Ages ago, at my first-year law school orientation, my classmates were told "If you only know the law, then you do not know the law at all." I took the words to heart as I made my way through law school, through law practice and, now, into law teaching. The Cosmopolitan Lawyer lists readings, many non-law, which are influencing my thinking about law. It is my effort to be, and to encourage others to be, more cosmopolitan--and, thus, less parochial--in thinking about law.
January 2, 2011
BOOK OF THE WEEK: WEEK ONE, 2011
McCloskey, Robert G., The American Supreme Court, 5th edition, revised by Sanford Levinson (Chicago & London: U. of Chicago Press, 2010) (America has thus had two sovereigns, but this somewhat outlandish arrangement has been maintained only because each of the partners has known the meaning of self-restraint. In the critical literature of the past generation or two, one has read much about judicial tyranny, and the vision of a populace bent on social reform but shackled by an unfeeling Court's deposition seems to have beguiled more one observer. In truth the Supreme Court has seldom, if ever, flatly and for very long resisted a really unmistakable wave of public sentiment, It has worked with the premise that constitutional law, like politics itself, is a science of the possible." Id. at 1. From the CODA: "It is a notorious truth that more Americans can name the Three Stooges than can name three members of the Supreme Court.

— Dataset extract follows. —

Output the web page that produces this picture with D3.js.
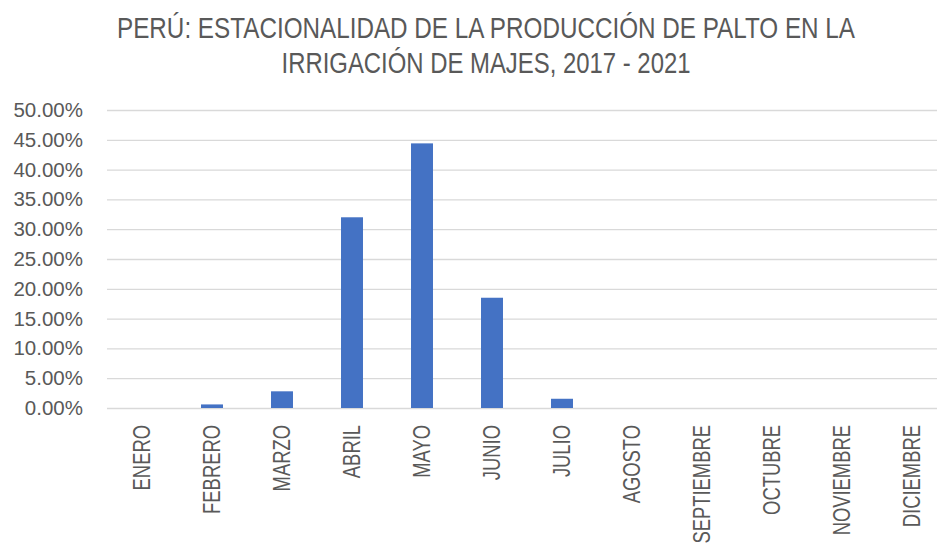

Perhaps this is an irrelevant factoid. One does not have to know the name of one's airline pilot in order to feel confidence that one will be transported safely, at least if one has confidence in the 'brand name' of the airline one is flying. Perhaps if we really believe that law--especially 'constitutional law'--were the equivalent of rocket science and that, concomitantly, we could truly identify the very best rocket scientists/justice whom we could count on to reach the moon (and return), we would be as indifferent as to actual identity as we are with regard to airline pilots and rocket designers. But, as already suggested through he use of he subjunctive, no one really really believes in 'legal science,' and everyone recognizes that the identity of the justices really does matter." Id. at 283.).